Data lines

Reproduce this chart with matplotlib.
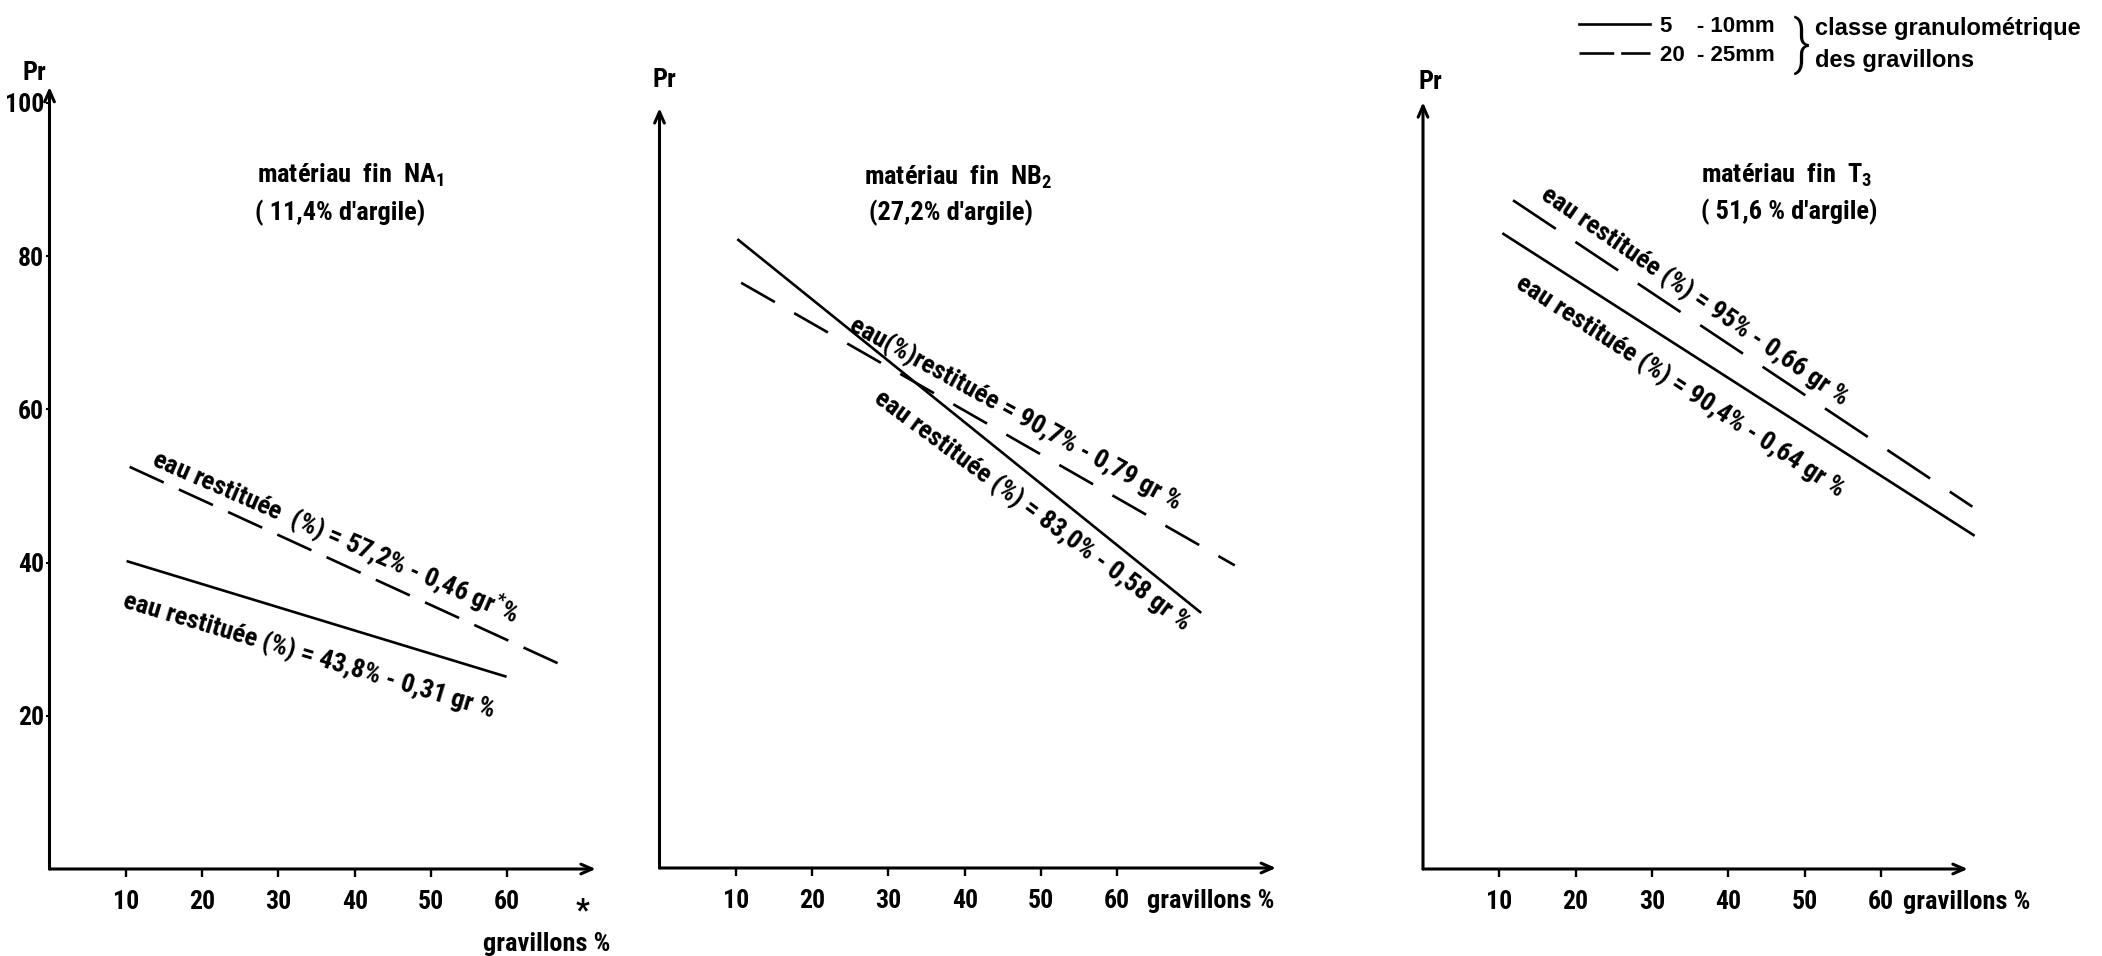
import matplotlib
matplotlib.use("Agg")
import matplotlib.pyplot as plt
from matplotlib.lines import Line2D
from matplotlib import font_manager

# condensed look if available, otherwise Arial-like
names = {f.name for f in font_manager.fontManager.ttflist}
fam = [n for n in ['Roboto Condensed', 'Liberation Sans Narrow', 'Liberation Sans'] if n in names]
plt.rcParams['font.family'] = fam + ['DejaVu Sans']
plt.rcParams['font.weight'] = 'bold'
plt.rcParams['mathtext.default'] = 'regular'
plt.rcParams['lines.scale_dashes'] = False

# data (gravillons %, Pr)
gr_ticks = [10, 20, 30, 40, 50, 60]
pr_ticks = [20, 40, 60, 80, 100]

na1_gr_solid = [10.1, 59.9]
na1_pr_solid = [40.2, 25.1]
na1_gr_dash = [10.5, 68.5]
na1_pr_dash = [52.5, 26.0]

nb2_gr_solid = [10.2, 71.0]
nb2_pr_solid = [82.1, 33.3]
nb2_gr_dash = [10.7, 75.4]
nb2_pr_dash = [76.4, 39.5]

t3_gr_solid = [10.4, 72.3]
t3_pr_solid = [83.0, 43.5]
t3_gr_dash = [11.8, 72.0]
t3_pr_dash = [87.3, 47.3]

titles = ["matériau  fin  NA$_1$", "matériau  fin  NB$_2$", "matériau  fin  T$_3$"]
subtitles = ["( 11,4% d'argile)", "(27,2% d'argile)", "( 51,6 % d'argile)"]
labels_solid = ["eau restituée (%) = 43,8% - 0,31 gr %",
                "eau restituée (%) = 83,0% - 0,58 gr %",
                "eau restituée (%) = 90,4% - 0,64 gr %"]
labels_dash = ["eau restituée  (%) = 57,2% - 0,46 gr$^{*}$%",
               "eau(%)restituée = 90,7% - 0,79 gr %",
               "eau restituée (%) = 95% - 0,66 gr %"]
legend_labels = ["5    - 10mm", "20  - 25mm"]
legend_note = ["classe granulométrique", "des gravillons"]

# figure geometry (pixels)
W, H, DPI = 2102, 956, 100
SX, SY = 7.63, 7.66          # pixels per data unit
XMAX, YMAX = 82, 106
origins = [(49.5, 869), (659.5, 868), (1423, 869)]
x_tips = [71.6, 80.8, 71.4]
y_tips = [102.1, 99.2, 100.1]
pr_pos = [(-2.0, 103.0), (0.7, 102.0), (1.0, 101.8)]
title_pos = [(39.4, 90.6), (39.1, 90.2), (47.7, 90.6)]
sub_pos = [(38.1, 85.6), (38.2, 85.5), (48.0, 85.8)]
lab_solid_pos = [(9.5, 34.2, 16.6), (27.9, 60.9, 36.5), (11.9, 76.0, 33.0)]
lab_dash_pos = [(13.2, 52.7, 23.5), (24.7, 70.2, 28.8), (15.3, 87.6, 34.5)]
dash_styles = [(27, 12), (28, 16), (37, 17)]

solid = [(na1_gr_solid, na1_pr_solid), (nb2_gr_solid, nb2_pr_solid), (t3_gr_solid, t3_pr_solid)]
dashed = [(na1_gr_dash, na1_pr_dash), (nb2_gr_dash, nb2_pr_dash), (t3_gr_dash, t3_pr_dash)]

fig = plt.figure(figsize=(W / DPI, H / DPI), dpi=DPI)
fig.patch.set_facecolor('white')

FS = 19
TFS = 18.5
LW = 1.9

for i in range(3):
    x0, y0 = origins[i]
    ax = fig.add_axes([x0 / W, (H - y0) / H, XMAX * SX / W, YMAX * SY / H])
    ax.set_xlim(0, XMAX)
    ax.set_ylim(0, YMAX)
    ax.patch.set_alpha(0)
    for s in ax.spines.values():
        s.set_visible(False)

    # axes with arrow heads
    arrow = dict(arrowstyle='->,head_length=0.8,head_width=0.35', lw=2.2, color='black',
                 shrinkA=0, shrinkB=0)
    ax.annotate('', xy=(x_tips[i], 0), xytext=(0, 0), arrowprops=arrow, annotation_clip=False)
    ax.annotate('', xy=(0, y_tips[i]), xytext=(0, 0), arrowprops=arrow, annotation_clip=False)

    ax.set_xticks(gr_ticks)
    ax.set_xticklabels([str(t) for t in gr_ticks])
    ax.tick_params(axis='x', direction='out', length=6, width=1.7, pad=9, labelsize=TFS)
    if i == 0:
        ax.set_yticks(pr_ticks)
        ax.set_yticklabels([str(t) for t in pr_ticks])
        ax.tick_params(axis='y', direction='out', length=3, width=1.5, pad=1, labelsize=TFS)
    else:
        ax.set_yticks([])

    ax.plot(solid[i][0], solid[i][1], color='black', lw=LW, solid_capstyle='butt')
    ax.plot(dashed[i][0], dashed[i][1], color='black', lw=LW, dashes=dash_styles[i])

    ax.text(pr_pos[i][0], pr_pos[i][1], "Pr", fontsize=FS, ha='center', va='baseline')
    ax.text(title_pos[i][0], title_pos[i][1], titles[i], fontsize=FS, ha='center', va='center')
    ax.text(sub_pos[i][0], sub_pos[i][1], subtitles[i], fontsize=FS, ha='center', va='center')

    xs, ys, rs = lab_solid_pos[i]
    ax.text(xs, ys, labels_solid[i], fontsize=FS, rotation=-rs, rotation_mode='anchor',
            ha='left', va='baseline')
    xd, yd, rd = lab_dash_pos[i]
    ax.text(xd, yd, labels_dash[i], fontsize=FS, rotation=-rd, rotation_mode='anchor',
            ha='left', va='baseline')

    if i == 0:
        ax.text(73.5, -9.8, "gravillons %", fontsize=FS, ha='right', va='center', clip_on=False)
        ax.text(69.8, -5.4, "*", fontsize=FS + 3, ha='center', va='center', clip_on=False)
    else:
        ax.text(63.9 if i == 1 else 62.9, -4.3, "gravillons %", fontsize=FS, ha='left',
                va='center', clip_on=False)

# legend, top right
h_solid = Line2D([], [], color='black', lw=LW)
h_dash = Line2D([], [], color='black', lw=LW, dashes=(25, 5))
fig.legend([h_solid, h_dash], legend_labels, loc='upper left',
           bbox_to_anchor=(1579 / W, 1 - 16 / H), frameon=False,
           prop=dict(family=['Liberation Sans', 'DejaVu Sans'], size=16, weight='bold'),
           handlelength=3.2, handletextpad=0.45, labelspacing=0.35, borderpad=0,
           borderaxespad=0)
fig.text(1801 / W, 1 - 45 / H, "}", fontsize=44, fontweight='light', ha='center', va='center')
fig.text(1815 / W, 1 - 28 / H, legend_note[0], fontsize=17, ha='left', va='center',
         family=['Liberation Sans', 'DejaVu Sans'], fontweight='bold')
fig.text(1815 / W, 1 - 61 / H, legend_note[1], fontsize=17, ha='left', va='center',
         family=['Liberation Sans', 'DejaVu Sans'], fontweight='bold')

fig.savefig("out.png", dpi=DPI, facecolor='white')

Problem to work on
Write out again exactly the lines from the start of the data above through the line containing "from matplotlib import font_manager", inclusive, excluding any pictures.

Task result
Reproduce this chart with matplotlib.
import matplotlib
matplotlib.use("Agg")
import matplotlib.pyplot as plt
from matplotlib.lines import Line2D
from matplotlib import font_manager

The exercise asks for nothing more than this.